KPMG has asked the British government to speak to the French government about a new proposal to make a legal separation of audit and consultancy. The plans would introduce a new financial security law to prevent accounting firms from providing consultancy services to their audit clients.
The Big Four firm claims that the planned legislation would undermine the EU’s efforts to create a single market in high quality business services.
The new proposals by the French, expected to be introduced in 2003, are a reaction to concerns over auditor independence being compromised, in light of business scandals in the US.
KPMG says it ‘believes that the French proposals are anti-competitive in that they will further restrict the choice available to large and global listed companies operating in France to those that do not have any international divisions or associated firms undertaking any non-audit work for that company anywhere in the world.’
The firm stressed that the new law has been partly driven by the country’s small accounting firms and their desire to restrict competition from the Big Four. The law might prevent audit firms from doing corporate finance, insolvency, legal and tax work for audit clients, as well as consulting services.
The restrictions could affect KPMG’s entire global network rather than just its French practice, and cover relationships with private companies as well as listed companies.

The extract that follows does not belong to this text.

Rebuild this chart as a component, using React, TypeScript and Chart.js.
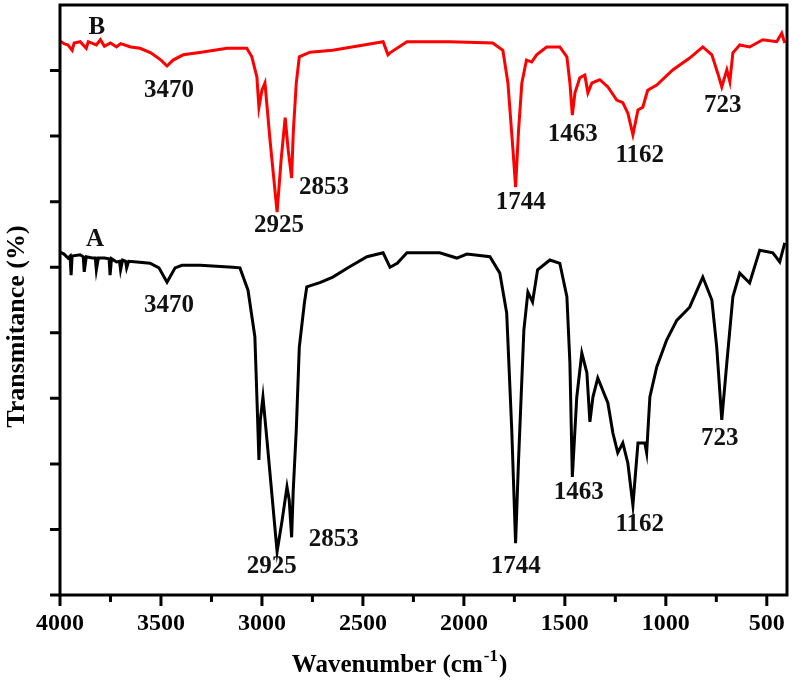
import React, { useEffect, useRef } from "react";
import { Chart, registerables } from "chart.js";

Chart.register(...registerables);

// ---- Data (wavenumber in cm-1, transmittance in arbitrary % units) ----
const waveB = [4000,3980,3960,3940,3930,3900,3870,3860,3820,3800,3780,3750,3720,3700,3650,3604,3550,3500,3470,3440,3390,3300,3173,3075,3050,3025,3015,3000,2985,2960,2925,2905,2885,2870,2853,2845,2830,2815,2762,2650,2400,2376,2366,2282,2070,1857,1807,1782,1757,1744,1730,1713,1690,1664,1640,1590,1525,1490,1475,1463,1450,1426,1401,1386,1366,1327,1287,1243,1213,1188,1163,1138,1114,1090,1045,966,882,817,772,743,723,698,683,668,634,585,520,451,426,411];
const transB = [84.5,84.1,83.9,83.1,84.2,84.4,83.4,84.4,83.9,84.7,83.7,84.2,83.6,84.1,83.6,83.4,82.7,81.6,80.7,81.6,82.4,82.8,83.4,83.4,82.1,79.0,74.4,77.0,78.1,69.4,58.4,66.4,72.8,67.9,63.6,70.5,78.1,82.1,82.8,83.1,84.4,82.4,82.7,84.4,84.4,84.2,83.1,78.1,67.9,62.2,70.5,78.1,81.6,81.3,82.4,83.6,83.6,82.1,78.1,73.2,76.6,78.9,79.3,76.6,78.1,78.6,77.5,75.5,75.1,73.5,70.2,74.0,74.4,77.0,77.8,80.1,81.9,83.6,82.4,79.6,77.5,80.1,78.3,82.7,83.9,83.6,84.7,84.4,85.7,84.2];

const waveA = [4000,3980,3960,3950,3945,3940,3900,3885,3880,3870,3840,3825,3820,3810,3780,3757,3752,3745,3720,3705,3700,3690,3675,3670,3660,3620,3554,3510,3490,3470,3450,3430,3396,3306,3144,3109,3069,3035,3025,3015,3008,2995,2975,2925,2900,2876,2865,2853,2845,2830,2815,2790,2778,2710,2649,2570,2480,2400,2366,2330,2282,2120,2035,1985,1871,1822,1788,1763,1744,1730,1703,1683,1660,1635,1574,1525,1490,1475,1463,1441,1416,1391,1376,1361,1337,1287,1262,1238,1213,1188,1163,1138,1104,1095,1079,1045,996,946,882,817,772,748,723,698,668,634,585,535,470,436,411];
const transA = [52.3,52.0,51.4,51.7,48.8,51.7,51.9,51.6,49.3,51.6,51.4,51.4,49.6,51.4,51.4,51.3,48.8,51.3,50.8,50.9,49.6,51.1,50.9,49.9,50.9,50.8,50.6,49.9,48.8,47.7,48.8,49.9,50.3,50.3,50.0,49.9,46.5,39.4,30.2,20.6,26.7,30.2,23.6,6.6,11.4,16.5,14.5,8.8,16.0,25.2,37.8,44.5,47.0,47.7,48.5,50.0,51.6,52.2,50.0,50.6,52.2,52.2,51.4,52.0,51.6,49.1,43.0,25.2,7.9,20.1,40.4,46.2,44.7,49.6,51.1,50.6,45.5,35.4,18.0,30.2,36.9,33.9,26.4,30.2,33.1,29.3,24.7,21.7,23.2,20.1,13.7,23.2,23.2,21.7,30.2,34.8,38.9,41.9,43.9,48.5,45.0,37.8,26.7,35.4,45.5,49.1,47.6,52.6,52.2,50.8,53.7];

const xTickValues = [4000, 3500, 3000, 2500, 2000, 1500, 1000, 500];
const xMinorTickValues = [3750, 3250, 2750, 2250, 1750, 1250, 750];
const yTickValues = [0, 10, 20, 30, 40, 50, 60, 70, 80];

// peak labels: text, anchor wavenumber, anchor transmittance
const labelTextsB = ["B", "3470", "2925", "2853", "1744", "1463", "1162", "723"];
const labelWaveB = [3817, 3460, 2916, 2693, 1718, 1461, 1129, 718];
const labelTransB = [86.6, 77.0, 56.3, 62.2, 59.9, 70.3, 67.1, 74.6];
const labelTextsA = ["A", "3470", "2925", "2853", "1744", "1463", "1162", "723"];
const labelWaveA = [3827, 3460, 2951, 2644, 1743, 1431, 1129, 733];
const labelTransA = [54.2, 44.2, 4.4, 8.4, 4.3, 15.6, 10.7, 23.9];

const FONT = "'Liberation Serif', 'Times New Roman', serif";

const framePlugin = {
  id: "frameAndDecor",
  afterDraw(chart: any) {
    const { ctx, chartArea } = chart;
    const xs = chart.scales.x;
    const ys = chart.scales.y;
    const { left, right, top, bottom } = chartArea;
    ctx.save();
    ctx.strokeStyle = "#000";
    ctx.lineWidth = 3;
    ctx.lineCap = "butt";
    // frame
    ctx.strokeRect(left, top, right - left, bottom - top);
    // x ticks
    ctx.beginPath();
    xTickValues.forEach((v) => {
      const px = xs.getPixelForValue(v);
      ctx.moveTo(px, bottom);
      ctx.lineTo(px, bottom + 11);
    });
    xMinorTickValues.forEach((v) => {
      const px = xs.getPixelForValue(v);
      ctx.moveTo(px, bottom);
      ctx.lineTo(px, bottom + 7);
    });
    // y ticks
    yTickValues.forEach((v) => {
      const py = ys.getPixelForValue(v);
      ctx.moveTo(left, py);
      ctx.lineTo(left - 10, py);
    });
    ctx.stroke();

    // peak labels
    ctx.fillStyle = "#111";
    ctx.textAlign = "center";
    ctx.textBaseline = "middle";
    ctx.font = `bold 25px ${FONT}`;
    const drawLabels = (texts: string[], waves: number[], trans: number[]) => {
      texts.forEach((t, i) => {
        ctx.fillText(t, xs.getPixelForValue(waves[i]), ys.getPixelForValue(trans[i]));
      });
    };
    drawLabels(labelTextsB, labelWaveB, labelTransB);
    drawLabels(labelTextsA, labelWaveA, labelTransA);

    // x title with superscript
    ctx.fillStyle = "#000";
    ctx.textAlign = "left";
    ctx.textBaseline = "alphabetic";
    const main = "Wavenumber (cm";
    ctx.font = `bold 25px ${FONT}`;
    const wMain = ctx.measureText(main).width;
    ctx.font = `bold 17px ${FONT}`;
    const wSup = ctx.measureText("-1").width;
    ctx.font = `bold 25px ${FONT}`;
    const wParen = ctx.measureText(")").width;
    const total = wMain + wSup + wParen + 2;
    const cx = left + (right - left) * 0.467;
    let x0 = cx - total / 2;
    const base = bottom + 77;
    ctx.fillText(main, x0, base);
    x0 += wMain + 1;
    ctx.font = `bold 17px ${FONT}`;
    ctx.fillText("-1", x0, base - 11);
    x0 += wSup + 1;
    ctx.font = `bold 25px ${FONT}`;
    ctx.fillText(")", x0, base);

    // y title
    ctx.save();
    ctx.translate(24, top + (bottom - top) * 0.545);
    ctx.rotate(-Math.PI / 2);
    ctx.textAlign = "center";
    ctx.textBaseline = "alphabetic";
    ctx.font = `bold 26px ${FONT}`;
    ctx.fillText("Transmitance (%)", 0, 0);
    ctx.restore();

    ctx.restore();
  },
};

export default function App() {
  const canvasRef = useRef<HTMLCanvasElement | null>(null);

  useEffect(() => {
    document.body.style.margin = "0";
    const canvas = canvasRef.current;
    if (!canvas) return;
    const chart = new Chart(canvas, {
      type: "line",
      data: {
        datasets: [
          {
            label: "B",
            data: waveB.map((w, i) => ({ x: w, y: transB[i] })),
            borderColor: "#ff0000",
            borderWidth: 3,
            pointRadius: 0,
            tension: 0,
            fill: false,
          },
          {
            label: "A",
            data: waveA.map((w, i) => ({ x: w, y: transA[i] })),
            borderColor: "#000000",
            borderWidth: 3,
            pointRadius: 0,
            tension: 0,
            fill: false,
          },
        ],
      },
      options: {
        responsive: false,
        animation: false,
        events: [],
        layout: { padding: { top: 5, right: 5, left: 0, bottom: 0 } },
        plugins: {
          legend: { display: false },
          tooltip: { enabled: false },
          title: { display: false },
        },
        scales: {
          x: {
            type: "linear",
            reverse: true,
            min: 400,
            max: 4000,
            afterBuildTicks: (scale: any) => {
              scale.ticks = xTickValues.map((v) => ({ value: v }));
            },
            afterFit: (scale: any) => {
              scale.height = 87;
              scale.paddingLeft = 0;
              scale.paddingRight = 0;
            },
            grid: { display: false, drawTicks: false },
            border: { display: false },
            ticks: {
              autoSkip: false,
              maxRotation: 0,
              padding: 14,
              color: "#000",
              font: { family: FONT, size: 24, weight: "bold" },
              callback: (v: any) => String(v),
            },
          },
          y: {
            type: "linear",
            min: 0,
            max: 90,
            afterFit: (scale: any) => {
              scale.width = 60;
              scale.paddingTop = 0;
              scale.paddingBottom = 0;
            },
            grid: { display: false, drawTicks: false },
            border: { display: false },
            ticks: { display: false },
          },
        },
      },
      plugins: [framePlugin],
    } as any);
    return () => chart.destroy();
  }, []);

  return (
    <div style={{ width: 792, height: 682, background: "#fff" }}>
      <canvas ref={canvasRef} width={792} height={682} />
    </div>
  );
}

The extra-territorial nature of the planned legislation means it could apply to foreign operations and subsidiaries of French companies.
France’s code of commerce already prohibits accounting firms from providing non audit work to its audit clients, but the rules have not been strictly enforced yet.
The Big Four firms are particularly worried about the impact of the French legislation on their income, as they rely heavily on providing non audit work to their audit clients.